Just such a situation developed in Los Angeles in 2013, when in late January Archbishop José Gomez relieved Cardinal Roger Mahony, his predecessor, of all public and administrative duties due to Mahony’s handling of clerical sexual abuse cases during his nearly 26-year tenure. Mahony complained – loudly, in an open letter published to his blog, and apparently also quietly though channels, to the Vatican – and a year later was appearing at all sorts of events.

Five years later, in January of 2018, Pope Francis named Mahony as his legate to Scranton, Pennsylvania, for celebrations marking the 150th anniversary of the founding of the diocese. Scranton had already suffered enormously from the still unfolding crisis of clerical sexual abuse and coverup. There was an outcry among the faithful over the naming of Mahony, who eventually backed out.

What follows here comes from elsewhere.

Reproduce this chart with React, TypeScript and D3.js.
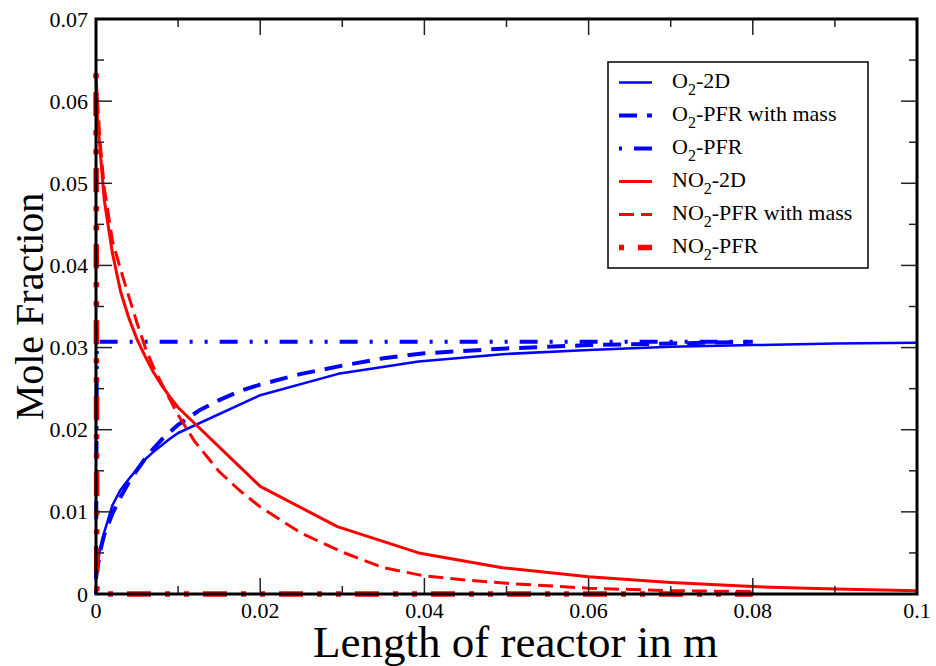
import React from "react";
import * as d3 from "d3";

// ---------- data ----------
const X_TICKS = [0, 0.02, 0.04, 0.06, 0.08, 0.1];
const X_TICK_LABELS = ["0", "0.02", "0.04", "0.06", "0.08", "0.1"];
const X_MINOR = [0.01, 0.03, 0.05, 0.07, 0.09];
const Y_TICKS = [0, 0.01, 0.02, 0.03, 0.04, 0.05, 0.06, 0.07];
const Y_TICK_LABELS = ["0", "0.01", "0.02", "0.03", "0.04", "0.05", "0.06", "0.07"];
const Y_MINOR = [0.005, 0.015, 0.025, 0.035, 0.045, 0.055, 0.065];

const O2_2D_X = [0, 0.0005, 0.001, 0.002, 0.003, 0.004, 0.005, 0.006, 0.007, 0.008, 0.009, 0.01, 0.02, 0.0295, 0.0393, 0.0495, 0.06, 0.07, 0.08, 0.09, 0.1];
const O2_2D_Y = [0.0025, 0.0055, 0.0075, 0.0108, 0.0127, 0.014, 0.0152, 0.0164, 0.0173, 0.0181, 0.0189, 0.0196, 0.0242, 0.0268, 0.0283, 0.0292, 0.0297, 0.0301, 0.0303, 0.0305, 0.0306];

const O2_MASS_X = [0, 0.0005, 0.001, 0.002, 0.003, 0.004, 0.005, 0.006, 0.007, 0.008, 0.01, 0.0125, 0.015, 0.0175, 0.02, 0.025, 0.03, 0.035, 0.04, 0.05, 0.06, 0.07, 0.08];
const O2_MASS_Y = [0.002, 0.0052, 0.0072, 0.0098, 0.0118, 0.0136, 0.0151, 0.0165, 0.0177, 0.0188, 0.0206, 0.0223, 0.0236, 0.0247, 0.0255, 0.0268, 0.0278, 0.0287, 0.0293, 0.0299, 0.0303, 0.0305, 0.0307];

const O2_PFR_X = [0, 0.0001, 0.04, 0.08];
const O2_PFR_Y = [0, 0.0307, 0.0307, 0.0307];

const NO2_2D_X = [0, 0.0005, 0.001, 0.002, 0.003, 0.004, 0.005, 0.006, 0.007, 0.008, 0.009, 0.01, 0.02, 0.0294, 0.0393, 0.0495, 0.06, 0.07, 0.08, 0.09, 0.1];
const NO2_2D_Y = [0.06, 0.054, 0.048, 0.0415, 0.0368, 0.0336, 0.031, 0.0289, 0.027, 0.0254, 0.024, 0.0227, 0.0131, 0.0082, 0.005, 0.0032, 0.0021, 0.0014, 0.0009, 0.0006, 0.0004];

const NO2_MASS_X = [0, 0.0005, 0.001, 0.002, 0.003, 0.004, 0.005, 0.006, 0.007, 0.008, 0.01, 0.012, 0.015, 0.0175, 0.02, 0.025, 0.03, 0.035, 0.04, 0.045, 0.05, 0.06, 0.07, 0.08];
const NO2_MASS_Y = [0.063, 0.055, 0.0495, 0.043, 0.0395, 0.0362, 0.033, 0.03, 0.0276, 0.0256, 0.0218, 0.0186, 0.0149, 0.0126, 0.0106, 0.0074, 0.0051, 0.0032, 0.0022, 0.0017, 0.0013, 0.0007, 0.0004, 0.0003];

const NO2_PFR_X = [0, 0.0001, 0.04, 0.08];
const NO2_PFR_Y = [0.0634, 0, 0, 0];

const SERIES_NAMES = ["O2-2D", "O2-PFR with mass", "O2-PFR", "NO2-2D", "NO2-PFR with mass", "NO2-PFR"];
const LEGEND_PREFIX = ["O", "O", "O", "NO", "NO", "NO"];
const LEGEND_SUFFIX = ["-2D", "-PFR with mass", "-PFR", "-2D", "-PFR with mass", "-PFR"];

// ---------- layout / style ----------
const W = 936;
const H = 666;
const M = { left: 96, top: 19, right: 19, bottom: 72 };
const FONT = "Liberation Serif, Times New Roman, Times, serif";

const STYLES = [
  { color: "#0000ff", width: 2.5, dash: "none" },
  { color: "#0000ff", width: 4, dash: "18,10" },
  { color: "#0000ff", width: 4, dash: "3,12,18,12,3,12" },
  { color: "#ff0000", width: 3, dash: "none" },
  { color: "#ff0000", width: 3, dash: "15,7" },
  { color: "#ff0000", width: 5.5, dash: "5,14,24,14,5,14" },
];

export default function App() {
  const x = d3.scaleLinear().domain([0, 0.1]).range([M.left, W - M.right]);
  const y = d3.scaleLinear().domain([0, 0.07]).range([H - M.bottom, M.top]);

  const seriesData = [
    [O2_2D_X, O2_2D_Y],
    [O2_MASS_X, O2_MASS_Y],
    [O2_PFR_X, O2_PFR_Y],
    [NO2_2D_X, NO2_2D_Y],
    [NO2_MASS_X, NO2_MASS_Y],
    [NO2_PFR_X, NO2_PFR_Y],
  ].map(([xs, ys]) => xs.map((v, i) => [v, ys[i]] as [number, number]));

  const line = d3
    .line<[number, number]>()
    .x((d) => x(d[0]))
    .y((d) => y(d[1]));

  const x0 = x(0), x1 = x(0.1), y0 = y(0), y1 = y(0.07);
  const MAJ = 16, MIN = 8;

  const legendX = 608, legendY = 62, legendW = 260, legendH = 206;
  const rowY = (i: number) => 82.5 + i * 33;
  const tf = { fontFamily: FONT };

  return (
    <svg
      width={W}
      height={H}
      style={{ position: "absolute", left: 0, top: 0, background: "#fff", fontFamily: FONT }}
    >
      <rect x={0} y={0} width={W} height={H} fill="#fff" />
      {/* series */}
      <g fill="none">
        {seriesData.map((d, i) => (
          <path
            key={SERIES_NAMES[i]}
            d={line(d) || ""}
            stroke={STYLES[i].color}
            strokeWidth={STYLES[i].width}
            strokeDasharray={STYLES[i].dash}
            strokeLinejoin="round"
          />
        ))}
      </g>
      {/* ticks */}
      <g stroke="#222" strokeWidth={1.5}>
        {X_TICKS.map((t) => (
          <g key={"xt" + t}>
            <line x1={x(t)} x2={x(t)} y1={y0} y2={y0 - MAJ} />
            <line x1={x(t)} x2={x(t)} y1={y1} y2={y1 + MAJ} />
          </g>
        ))}
        {X_MINOR.map((t) => (
          <g key={"xm" + t}>
            <line x1={x(t)} x2={x(t)} y1={y0} y2={y0 - MIN} />
            <line x1={x(t)} x2={x(t)} y1={y1} y2={y1 + MIN} />
          </g>
        ))}
        {Y_TICKS.map((t) => (
          <g key={"yt" + t}>
            <line x1={x0} x2={x0 + MAJ} y1={y(t)} y2={y(t)} />
            <line x1={x1} x2={x1 - MAJ} y1={y(t)} y2={y(t)} />
          </g>
        ))}
        {Y_MINOR.map((t) => (
          <g key={"ym" + t}>
            <line x1={x0} x2={x0 + MIN} y1={y(t)} y2={y(t)} />
            <line x1={x1} x2={x1 - MIN} y1={y(t)} y2={y(t)} />
          </g>
        ))}
      </g>
      {/* frame */}
      <rect x={x0} y={y1} width={x1 - x0} height={y0 - y1} fill="none" stroke="#000" strokeWidth={3} />
      {/* tick labels */}
      <g fontSize={22} fill="#000">
        {X_TICKS.map((t, i) => (
          <text key={"xl" + t} x={x(t)} y={y0 + 24} textAnchor="middle" style={tf}>
            {X_TICK_LABELS[i]}
          </text>
        ))}
        {Y_TICKS.map((t, i) => (
          <text key={"yl" + t} x={x0 - 8} y={y(t) + 7.5} textAnchor="end" style={tf}>
            {Y_TICK_LABELS[i]}
          </text>
        ))}
      </g>
      {/* axis titles */}
      <text x={(x0 + x1) / 2 + 9} y={657} textAnchor="middle" fontSize={45} fill="#000" style={tf}>
        Length of reactor in m
      </text>
      <text
        transform={`translate(43, ${(y0 + y1) / 2}) rotate(-90)`}
        textAnchor="middle"
        fontSize={40}
        fill="#000"
        style={tf}
      >
        Mole Fraction
      </text>
      {/* legend */}
      <rect x={legendX} y={legendY} width={legendW} height={legendH} fill="#fff" stroke="#000" strokeWidth={1.5} />
      {SERIES_NAMES.map((name, i) => (
        <g key={"lg" + name}>
          <line
            x1={619}
            x2={652}
            y1={rowY(i)}
            y2={rowY(i)}
            stroke={STYLES[i].color}
            strokeWidth={STYLES[i].width}
            strokeDasharray={STYLES[i].dash}
          />
          <text x={672} y={rowY(i) + 5} fontSize={22} fill="#000" style={tf}>
            <tspan>{LEGEND_PREFIX[i]}</tspan>
            <tspan fontSize={16} dy={7}>2</tspan>
            <tspan dy={-7}>{LEGEND_SUFFIX[i]}</tspan>
          </text>
        </g>
      ))}
    </svg>
  );
}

Things didn’t go smoothly when Pope Francis tried something similar in the curia, and – however you slice it – the Vatican respects the pecking order.

All of this could become a moot point for Lisbon if – as some scuttlebutt has it – Pope Francis calls Aguiar to Rome for a curial job sometime in the near future. The consistory in which Bishop Aguiar is slated to be created Cardinal Aguiar is on the calendar for September 30th.

When Aguiar gets his red hat, Portugal will have six cardinals, four with voting rights in the next conclave as of Sept. 30th. Even without the bizarre arrangement in Lisbon, that’s a lot of collegial and conclave clout for a country of just over 10.3 million people.

There are currently ten cardinal-electors from the United States – widely considered to be over-represented in the college – with an eleventh on the way in Archbishop Robert Prevost, recently named prefect of the Dicastery for Bishops.

Francis has been rocking the boat for more than a decade now. He’s the head man, and that’s his prerogative. Still, it is not difficult to imagine churchmen high and low pining for just a little normale amministrazione, and wondering – not without a little trepidation – what he’ll get up to next.